6. Applications: Multimodal, Sequential, and Adaptive Reasoning

Latent iterative reasoning is broadly applicable:

Vision-Language and Multimodal Reasoning: Methods such as IVT-LR and HIVE implement joint visual/textual reasoning in the latent space by progressive concatenation of image and text features with tightly coupled iterative processes.
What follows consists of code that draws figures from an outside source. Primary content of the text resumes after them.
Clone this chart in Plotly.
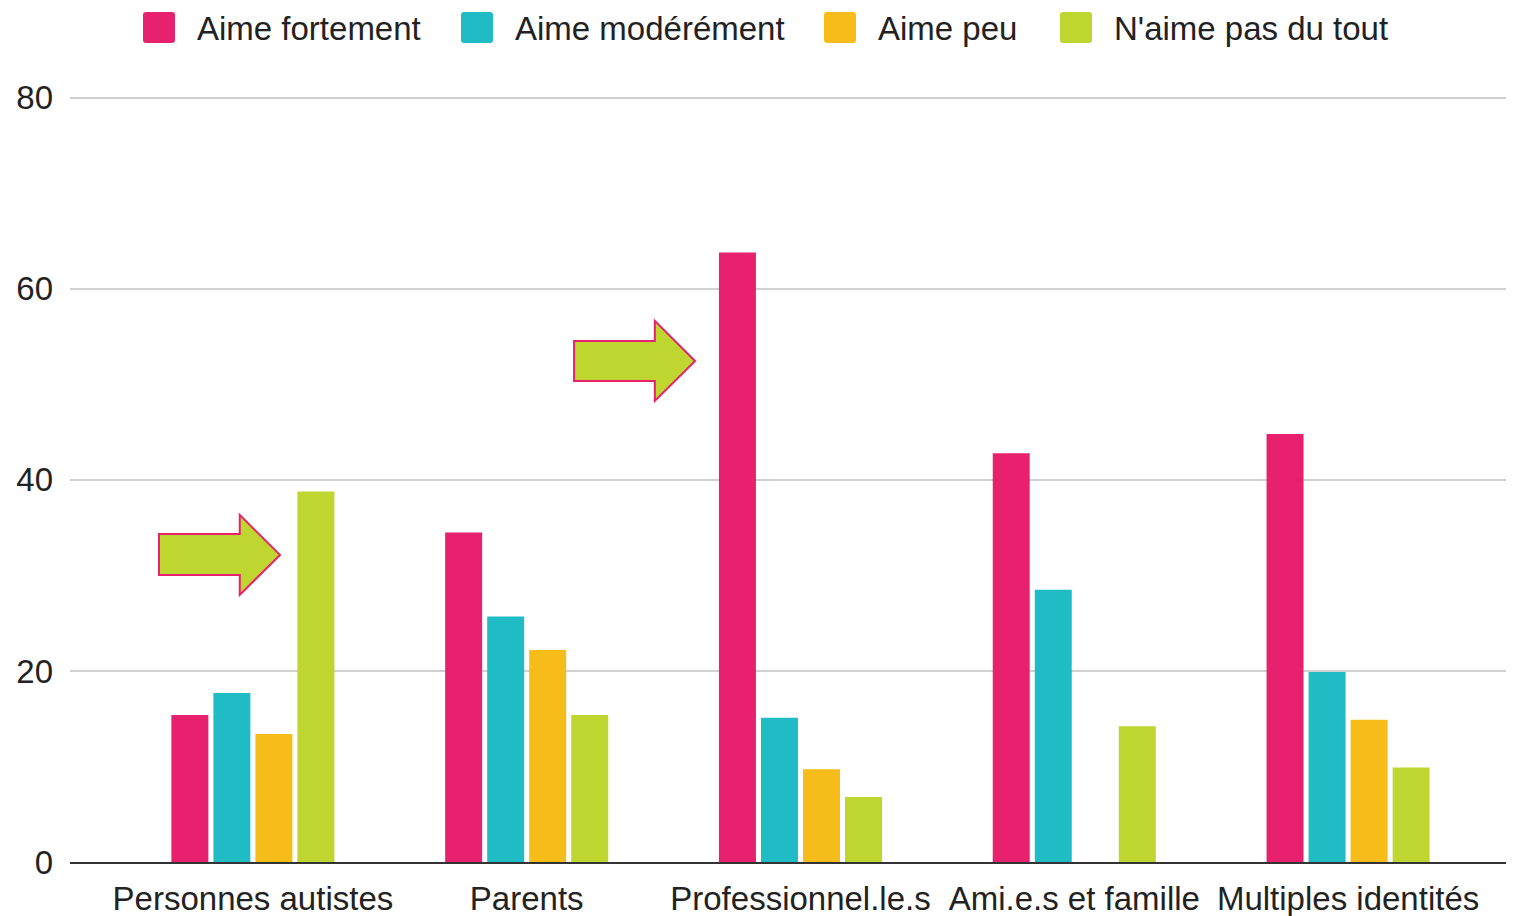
import plotly.graph_objects as go

categories = ["Personnes autistes", "Parents", "Professionnel.le.s", "Ami.e.s et famille", "Multiples identités"]
series_names = ["Aime fortement", "Aime modérément", "Aime peu", "N'aime pas du tout"]
aime_fortement = [15.4, 34.5, 63.8, 42.8, 44.8]
aime_moderement = [17.7, 25.7, 15.1, 28.5, 19.9]
aime_peu = [13.4, 22.2, 9.7, 0, 14.9]
naime_pas = [38.8, 15.4, 6.8, 14.2, 9.9]
colors = ["#E8216F", "#1FBCC6", "#F6BD1A", "#BFD530"]

FONT = "Liberation Sans, Arial, sans-serif"
FS = 33

# page body has an 8px margin, so the figure is a bit smaller than the window
W, H = 1506, 908
OFF = 8
# plot area in page pixels
PX0, PX1, PY0, PY1 = 70, 1514, 95, 862


def px(x):
    return (x - PX0) / (PX1 - PX0)


def py(y):
    return (PY1 - y) / (PY1 - PY0)


fig = go.Figure()
for name, vals, col in zip(series_names, [aime_fortement, aime_moderement, aime_peu, naime_pas], colors):
    fig.add_trace(go.Bar(x=categories, y=vals, name=name, marker=dict(color=col, line=dict(width=0)),
                         showlegend=False))

# manual legend with big rounded squares
legend_x = [143, 461, 824, 1060]
shapes = []
annotations = []
for name, col, lx in zip(series_names, colors, legend_x):
    x0, x1, y0, y1 = lx, lx + 32, 12, 43
    r = 3
    path = (f"M {px(x0 + r)},{py(y0)} L {px(x1 - r)},{py(y0)} Q {px(x1)},{py(y0)} {px(x1)},{py(y0 + r)} "
            f"L {px(x1)},{py(y1 - r)} Q {px(x1)},{py(y1)} {px(x1 - r)},{py(y1)} "
            f"L {px(x0 + r)},{py(y1)} Q {px(x0)},{py(y1)} {px(x0)},{py(y1 - r)} "
            f"L {px(x0)},{py(y0 + r)} Q {px(x0)},{py(y0)} {px(x0 + r)},{py(y0)} Z")
    shapes.append(dict(type="path", xref="paper", yref="paper", path=path,
                       fillcolor=col, line=dict(width=0), layer="above"))
    annotations.append(dict(text=name, xref="paper", yref="paper", x=px(lx + 52), y=py(28),
                            xanchor="left", yanchor="middle", showarrow=False,
                            font=dict(size=FS, color="#222", family=FONT)))


def arrow(xl, xm, xt, yb0, yb1, yh0, yh1, ym):
    return (f"M {xl},{yb0} L {xm},{yb0} L {xm},{yh0} L {xt},{ym} "
            f"L {xm},{yh1} L {xm},{yb1} L {xl},{yb1} Z")


# callout arrows pointing at the highlighted bars
for p in [arrow(-0.343, -0.048, 0.099, 30.05, 34.35, 27.96, 36.34, 32.15),
          arrow(1.173, 1.468, 1.615, 50.37, 54.55, 48.27, 56.65, 52.46)]:
    shapes.append(dict(type="path", xref="x", yref="y", path=p, fillcolor="#BFD530",
                       line=dict(color="#E8216F", width=2), layer="above"))

fig.update_layout(
    width=W, height=H,
    margin=dict(l=PX0 - OFF, r=W + OFF - PX1, t=PY0 - OFF, b=H + OFF - PY1),
    paper_bgcolor="white", plot_bgcolor="white",
    barmode="group", bargap=0.386, bargroupgap=0.12,
    font=dict(family=FONT, size=FS, color="#222"),
    shapes=shapes, annotations=annotations,
    showlegend=False,
)
fig.update_xaxes(range=[-0.668, 4.606], showgrid=False, showline=True, linecolor="#333", linewidth=2,
                 ticks="", ticklabelstandoff=6, tickfont=dict(size=FS, color="#222", family=FONT))
fig.update_yaxes(range=[0, 80.3], tickvals=[0, 20, 40, 60, 80], showgrid=True, gridcolor="#D0D0D0",
                 gridwidth=2, zeroline=False, ticks="", ticklabelstandoff=16,
                 tickfont=dict(size=FS, color="#222", family=FONT))

fig.write_html("out.html")
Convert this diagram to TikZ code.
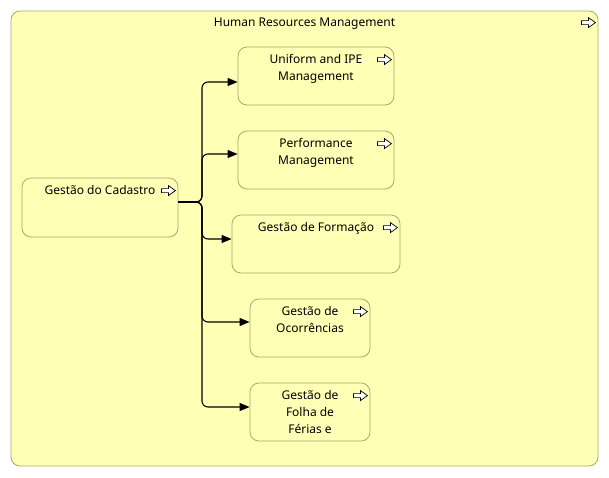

Hierarchical visual cues and selection mechanisms ensure efficient fusion and robustness (Chen et al., 14 Oct 2025, Zhang et al., 5 Feb 2026).
Sequential Recommendation and Planning: DiffuReason integrates latent thinking tokens and diffusion denoising, aligning with ranking and planning objectives to refine hypotheses about user intent or future actions in a way that captures uncertainty and enables end-to-end optimization (Jiang et al., 10 Feb 2026).
Reinforcement Learning with World Models: Iterative latent inference in model-based RL refines agent states via backpropagation through imagined future trajectories, boosting both agent performance and reconstruction metrics by focusing on future coherence in partially observable environments (Benfeghoul et al., 2024).
Test-Time Bootstrapping and Adaptation: Policies such as LatentSeek, LTPO, and LTO perform instance-level policy-gradient or reward-based optimization in the space of latent thoughts at test time, effectively enabling per-example reasoning improvement without any parameter updates or additional data (Li et al., 19 May 2025, Ye et al., 5 Oct 2025, Du et al., 30 Sep 2025).

7. Open Questions, Limitations, and Future Directions

Several challenges and open directions remain for latent iterative reasoning:

Interpretability: Hidden-state trajectories remain difficult to interpret; mapping latent iterations to human-understandable steps is an open problem (Zhu et al., 8 Jul 2025, Chen et al., 14 Oct 2025).
Training Stability: Stability for deep recurrent loops, avoidance of feature collapse, and mitigation of distribution mismatch require architectural and curriculum innovations such as normalization schemes or fusion/adaptor layers (Liu et al., 10 Feb 2026).
Dynamic Computation: Early-exit criteria, adaptive compute allocation, and selective iteration are active areas to balance efficiency and accuracy (Fu et al., 11 Nov 2025, Geiping et al., 7 Feb 2025).
Standardization: Benchmarks and evaluation protocols for purely latent reasoning are still developing; cross-method and cross-domain comparisons are limited (Zhu et al., 8 Jul 2025).
Scaling and Hybridization: Combining latent iterative mechanisms with Mixture-of-Experts, long-context models, and hybrid explicit/latent reasoning is expected to be key for next-generation models.

A plausible implication is that as architectural, training, and interpretability advances accrue, latent iterative reasoning will become a foundational mode of complex inference and adaptable computation in both unimodal and multimodal AI systems.